A meaningless universe does not mean we live our lives without purpose. Im an atheist (inasmuch as that word means I dont see evidence or the need for supernature), but I try to live my life replete with purpose. Be kind; learn and discover as much as you can; share that knowledge; relieve suffering when you can; have tonnes of fun. Thats why its not pointless. We have the power to create life, and to show those lives wonder. Surely thats enough? It is for me.
Several years ago I worked on a film called Sunshine which was written by Alex Garland. He wrote the film as an exploration of the inevitable, eventual end. Every day Alex and I would have long, involved discussions about the end of time. One thing he said stuck with me: Our problem is that, in an entirely meaningless universe, our lives are entirely meaningful.
There is meaning in the universe. My children mean something to me. My husband means something to me. The roses blooming in my garden mean something to me. So, there is meaning in the universe, but it is localised: It perhaps only exists here on Earth.

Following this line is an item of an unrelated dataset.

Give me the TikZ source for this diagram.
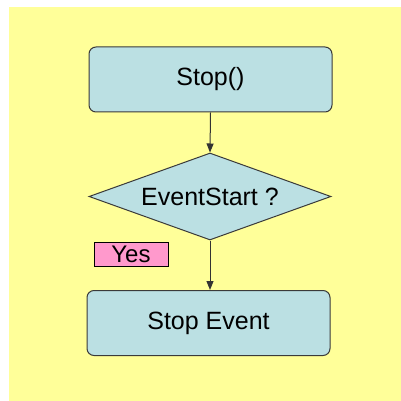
\documentclass[tikz,border=0pt]{standalone}
\usepackage{fontspec}
\setmainfont{Liberation Sans}
\usetikzlibrary{arrows.meta,shapes.geometric}
\definecolor{bgyellow}{HTML}{FFFF99}
\definecolor{boxfill}{HTML}{BBE0E3}
\definecolor{edge}{HTML}{3A3A3A}
\definecolor{yespink}{HTML}{FF99CC}
\tikzset{
  every node/.style={font=\fontsize{25}{30}\selectfont},
  procbox/.style={draw=edge, line width=1pt, fill=boxfill, rounded corners=7pt,
    minimum width=243pt, minimum height=65pt, inner sep=0pt},
  decision/.style={draw=edge, line width=1pt, fill=boxfill, diamond, aspect=2.78,
    minimum width=242pt, minimum height=87pt, inner sep=0pt},
  flow/.style={draw=black!80, line width=1pt, -{Triangle[length=9pt,width=7pt]}},
  tag/.style={draw=black, line width=0.8pt, fill=yespink, minimum width=74pt,
    minimum height=24pt, inner sep=0pt, font=\fontsize{24}{28}\selectfont}
}
\begin{document}
\begin{tikzpicture}[x=1pt,y=-1pt]
  \useasboundingbox (0,0) rectangle (401,401);
  \fill[bgyellow] (9,7) rectangle (401,401);
  \node[procbox] (stop) at (210.5,79.5) {Stop()};
  \node[decision] (check) at (210,196.5) {EventStart ?};
  \node[procbox] (event) at (208.5,323) {Stop Event};
  \node[tag] (yes) at (131,254) {Yes};
  \draw[flow] (stop.south) -- (check.north);
  \draw[flow] (check.south) -- (check.south |- event.north);
\end{tikzpicture}
\end{document}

When you start to think in universal time spans, your perception of humanity must necessarily change. Differences of opinion seem pathetic. National borders become ridiculous. The only thing that starts to be important to me is material reality and understanding how it operates and how matter itself came into being in the first place.
Accepting that not only will I die, but so will everyone I know and everyone I dont know and humanity, and the universe itself brought me a very deep and profound peace. I dont have to run away from the fear of oblivion. I am not afraid. I celebrate reality. I dont have to pretend that there will be some magic deus ex machina in the third act of my life which will make it all OK and give me a happy ending. It is enough that I exist, that I am here now, albeit briefly, with all of you. And its an amazing, astonishing, remarkable, totally mind-blowing f**king miracle.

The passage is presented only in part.